I’m from a part of the “upper south” where there are almost no black people at all. When I went to college in a city, I was pretty unlettered in urban political correctness when it came to race. My fellow students were city kids, Catholic almost without exception, and they acted like a person was a howling racist if he didn’t go out of his way to befriend every black person there. Well, there were some of the black students I just didn’t like and, I think, for good reason. Being “up from the country” ignorant, I confessed to a priest that, try as I might, I just couldn’t like some black people.
“You don’t have to like them, you have to love them” he said. He explained that loving someone is desiring what’s good for them and, if occasion presents, to act on it. Real racism, he said, is desiring harm or worse, acting to harm.

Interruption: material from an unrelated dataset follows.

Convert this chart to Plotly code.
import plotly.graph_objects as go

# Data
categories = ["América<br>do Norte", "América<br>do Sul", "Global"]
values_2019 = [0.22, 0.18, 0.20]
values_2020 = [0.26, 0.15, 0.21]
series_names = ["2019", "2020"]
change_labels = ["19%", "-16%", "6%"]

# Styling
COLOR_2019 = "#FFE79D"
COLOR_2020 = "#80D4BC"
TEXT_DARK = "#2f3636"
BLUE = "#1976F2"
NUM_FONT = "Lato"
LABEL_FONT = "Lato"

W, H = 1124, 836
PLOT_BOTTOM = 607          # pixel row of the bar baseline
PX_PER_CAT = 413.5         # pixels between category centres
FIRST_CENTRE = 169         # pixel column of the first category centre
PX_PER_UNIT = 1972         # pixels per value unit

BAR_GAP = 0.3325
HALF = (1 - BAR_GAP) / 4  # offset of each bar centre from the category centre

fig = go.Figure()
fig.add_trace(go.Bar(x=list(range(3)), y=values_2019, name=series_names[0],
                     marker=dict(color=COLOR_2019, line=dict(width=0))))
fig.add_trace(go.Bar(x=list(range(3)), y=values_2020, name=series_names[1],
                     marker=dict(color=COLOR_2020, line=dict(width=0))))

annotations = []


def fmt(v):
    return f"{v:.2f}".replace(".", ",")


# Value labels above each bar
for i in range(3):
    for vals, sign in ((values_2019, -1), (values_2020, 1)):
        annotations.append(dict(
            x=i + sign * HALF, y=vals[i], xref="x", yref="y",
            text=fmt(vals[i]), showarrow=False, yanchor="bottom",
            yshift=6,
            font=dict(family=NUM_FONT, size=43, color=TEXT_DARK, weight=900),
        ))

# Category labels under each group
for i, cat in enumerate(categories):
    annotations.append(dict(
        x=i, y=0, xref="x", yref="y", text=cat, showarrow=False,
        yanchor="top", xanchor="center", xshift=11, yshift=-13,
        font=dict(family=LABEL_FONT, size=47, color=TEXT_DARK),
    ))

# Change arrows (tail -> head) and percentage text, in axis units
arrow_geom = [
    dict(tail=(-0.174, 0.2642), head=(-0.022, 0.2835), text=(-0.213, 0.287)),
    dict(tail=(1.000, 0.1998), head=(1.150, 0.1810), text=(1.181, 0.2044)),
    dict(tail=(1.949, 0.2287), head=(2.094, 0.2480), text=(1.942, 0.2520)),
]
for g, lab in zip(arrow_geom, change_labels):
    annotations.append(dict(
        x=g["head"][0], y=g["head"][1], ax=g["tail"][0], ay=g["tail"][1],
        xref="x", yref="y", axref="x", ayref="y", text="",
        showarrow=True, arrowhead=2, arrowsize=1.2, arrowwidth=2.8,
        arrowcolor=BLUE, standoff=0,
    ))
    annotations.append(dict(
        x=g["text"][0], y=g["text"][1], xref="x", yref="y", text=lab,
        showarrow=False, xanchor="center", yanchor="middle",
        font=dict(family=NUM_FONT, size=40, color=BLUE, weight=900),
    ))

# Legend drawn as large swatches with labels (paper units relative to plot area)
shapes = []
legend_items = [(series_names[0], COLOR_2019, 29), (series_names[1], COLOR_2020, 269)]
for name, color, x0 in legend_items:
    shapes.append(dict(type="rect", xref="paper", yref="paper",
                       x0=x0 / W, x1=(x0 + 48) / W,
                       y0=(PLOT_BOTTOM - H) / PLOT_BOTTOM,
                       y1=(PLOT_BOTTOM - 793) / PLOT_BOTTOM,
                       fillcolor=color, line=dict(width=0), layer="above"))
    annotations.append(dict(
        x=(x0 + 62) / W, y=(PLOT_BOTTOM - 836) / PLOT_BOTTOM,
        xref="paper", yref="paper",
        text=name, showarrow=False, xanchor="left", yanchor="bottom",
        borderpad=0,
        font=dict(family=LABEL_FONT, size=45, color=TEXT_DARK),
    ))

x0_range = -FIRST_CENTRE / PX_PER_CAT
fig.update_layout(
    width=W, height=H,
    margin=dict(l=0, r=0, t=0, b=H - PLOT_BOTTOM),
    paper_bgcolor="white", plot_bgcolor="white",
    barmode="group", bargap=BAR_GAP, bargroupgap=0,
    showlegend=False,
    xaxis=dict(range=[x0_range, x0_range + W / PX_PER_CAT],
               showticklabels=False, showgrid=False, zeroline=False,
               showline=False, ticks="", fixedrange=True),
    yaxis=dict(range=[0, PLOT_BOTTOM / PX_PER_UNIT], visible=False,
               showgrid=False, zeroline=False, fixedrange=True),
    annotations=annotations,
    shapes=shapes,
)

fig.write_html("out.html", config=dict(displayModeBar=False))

I have not changed my view of racism since then. Nor have I changed my mind about some of the puffery and pretension that often accompanies disavowals of one’s own racism and extreme oversensitivity to it.
It’s possible, though not entirely impossible, that, in graduate school, I was the only white man in St. Louis given permission, at least in the otherwise all-black neighborhood in which I lived, to use the “N” word and live to tell about it. My “right” was affirmed by a black motorcycle gang I somehow befriended, because they came to realize I “meant it the same way” they mean it when they say it, not the way they think most white people mean by it. I know that sounds incredible, but it’s true.
And so, I have what probably most would now consider a “warped” view of racism. No, I don’t use the “N” word, but if some hillbilly or other says it, I almost never think anything of it because a lot of them never even got to the long ago politically acceptable word “negro”, let alone “black”, “Afro-American” and now “African American”. But if I was a black man with a flat tire on the road with no spare, the likelihood is that one of those hillbillies would be the one to stop and help me out.
I will admit I have had friendly arguments with local Hispanics who insist on distinguishing themselves from “white” people. Some of them are “whiter” than I am in appearance. I really don’t like hearing them say that, not because I think it denigrates me, but because I don’t really care for the self-separation it implies. And that’s why I don’t favor La Raza or anything that’s race-based, and I’m suspicious of any organization that announces itself as race-based, like that lawyers’ organization Judge Curiel belongs to.
Now we’ll see if I get an infraction for this post.